We have acted as special counsel in the Commonwealth of Pennsylvania for ARAMARK Corporation, a Delaware corporation (the “Company”), in connection with the preparation of this opinion, which we understand will be filed as an exhibit to the above-referenced Registration Statement (the “Registration Statement”) under the Securities Act of 1933, as amended (the “Act”), with the Securities and Exchange Commission (the “SEC”). The Registration Statement relates to $74,000,000 of deferred compensation plan deferral obligations of the Company (the “Deferral Obligations”), which represent unsecured obligations of the Company to pay deferred compensation in accordance with the terms of (i) the ARAMARK Savings Incentive Retirement Plan (the “Plan”), (ii) the rules and procedures relating to the Plan (the “Rules & Procedures”) and (iii) the ARAMARK Savings Incentive Retirement Plan (SIRP) Deferral & Payment Election Form and a copy that you have provided to us of sample electronic images relating to the process for making deferral and payment elections online (collectively, the “Election Forms”).

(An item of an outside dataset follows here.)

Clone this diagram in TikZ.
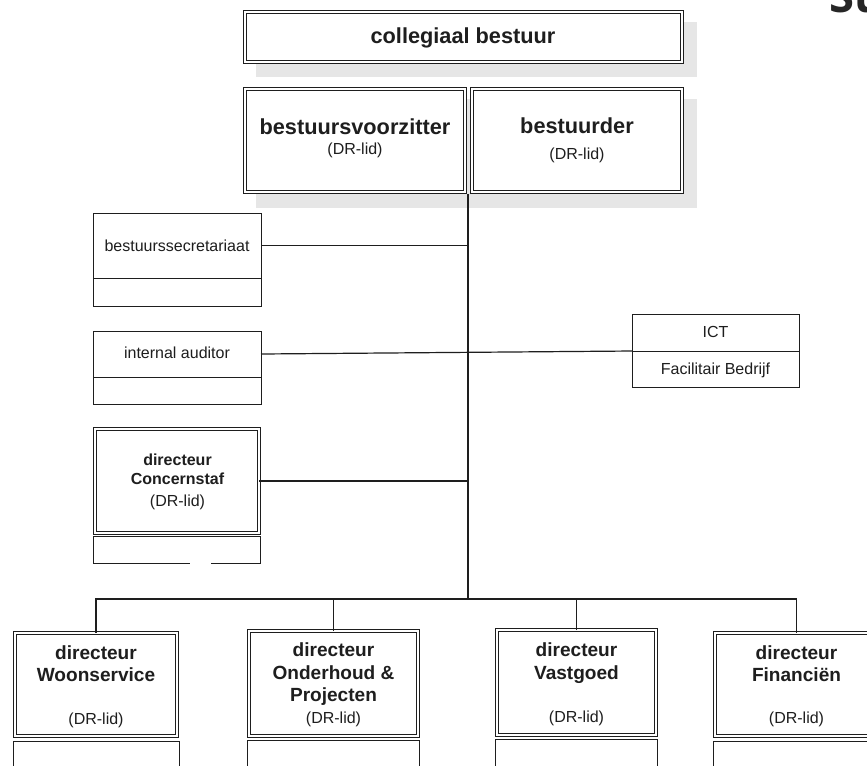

In connection with this opinion letter, we have examined originals, or copies certified or otherwise identified to our satisfaction, of the Plan, the Rules & Procedures, the Election Forms and such other documents, records and other instruments as we have deemed appropriate for purposes of the opinion set forth herein.


ARAMARK Corporation

May 24, 2007

Page 2

We have assumed the genuineness of all signatures, the legal capacity of all natural persons, the authenticity of the documents submitted to us as originals, the conformity with the originals of all documents submitted to us as certified, facsimile or photostatic copies and the authenticity of the originals of all documents submitted to us as copies.

We have also assumed for purposes of our opinion that the Plan, the Rules & Procedures and the Election Forms have been duly authorized by all requisite corporate action.

Based upon the foregoing, we are of the opinion that, when Election Forms have been duly completed, executed and delivered to the Company by participants in the Plan and approved by the Company, the Deferral Obligations will be valid and binding obligations of the Company, enforceable in accordance with the terms of the Plan, the Rules & Regulations and the Election Forms.

The opinion expressed above is subject to bankruptcy, insolvency, fraudulent transfer and similar laws affecting the rights and remedies of creditors generally and general principles of equity.

The opinion expressed herein is limited to the laws of the Commonwealth of Pennsylvania.

We hereby consent to the use of this opinion as Exhibit 5.2 to the Registration Statement. In giving such consent, we do not hereby admit that we are acting within the category of persons whose consent is required under Section 7 of the Act or the rules or regulations of the SEC thereunder.